As for your requirement, current MOSAIK cannot handle it, but it's doable.
The question would become how to search that 40bp window considering mismatches
inside it. Searching the perfect 40bp matches would not hard, but including
mismatches makes the problem complicated.
Suppose I find an approach to search that window. Do you still need the
original alignment or the alignment in the window?
For example, in the second alignment, you want MOSAIK reporting 1)
CTTTTGAGGAATCCGCCTGGCCACGGGAATCACACCATGTTTGCACTGCCGCACA-ATGT-GCACATGT--ACCCTAA
or 2) CTTTTGAGGAATCCGCCTGGCCACGGGAATCACACCATGTTTGCACTGCC.
Best,
Wan-Ping
Original comment by WanPing....@gmail.com
on 12 Nov 2010 at 8:51
Hi Lisa,
Since MOSAIK uses a Smith-Waterman algorithm, strictly speaking there is no
extension algorithm. The seed just locates the general area and the algorithm
spits out the best local alignment possible. If a 100 bp read aligns perfectly
for 45 bp but then ends up crappy in the remaining part (e.g. exon junctions,
insertions, etc), the Smith-Waterman algorithm will return a 45 bp local
alignment.
i.e. The SW algorithm has effectively found a high-scoring 45 bp window for you
in this case.
Normally, MOSAIK will count the unaligned portion of the read as mismatches.
e.g. if a 100 bp read aligns and produces a 98 bp alignment, we automatically
assume that we have 2 mismatches. Using the -mmal option disables this
behavior. If the 45 bp local alignment has 1 internal sequencing error with
-mmal enabled, MOSAIK would consider that as having 1 mismatch rather than 56
mismatches.
Using -mmal could potentially allow meaningless results e.g. perfectly matched
10 bp alignments. That's why the -min (alternatively -minp) option exists.
Using -min 40 ensures that your alignments are at least 40 bp before being
reported.
We have used to -mmal and -min parameters with great success in our split-read
research in the Marth Lab. We had some additional in-house utilities that then
extracted the split read alignments from the original FASTQ files, so that we
could align a second pass using the remaining portion of the read.

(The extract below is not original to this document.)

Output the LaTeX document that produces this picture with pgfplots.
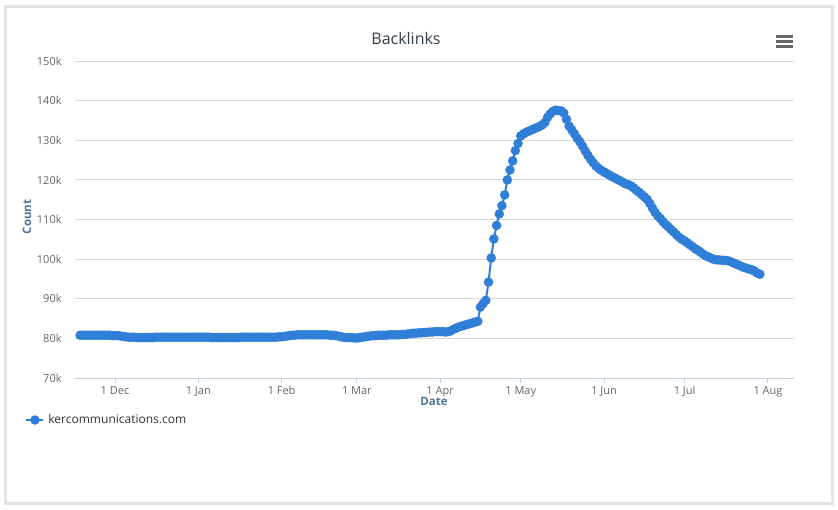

Unfortunately those utilities were rather specific to that particular project,
so they're not really ready to be released into the wild. However, I mention it
simply as an example of what can be accomplished with the -mmal and -min
parameters.
Cheers,
// Michael
Original comment by snowneb...@gmail.com
on 16 Nov 2010 at 3:35
Hi Michael,
Thank you very much for your reply,
However, the second read in my example had a perfect 40bp window match but fail
to be reported with -mm 5.
Is there a way i can avoid such scenario?
Thanks,
Lisa
Original comment by huangche...@gmail.com
on 16 Nov 2010 at 5:09
In respond to Wan-Ping's question:
I would hope that the alignment will be performed up to the listed # of
mismatch (-mm) for any reads with a certain window size (-min) of match.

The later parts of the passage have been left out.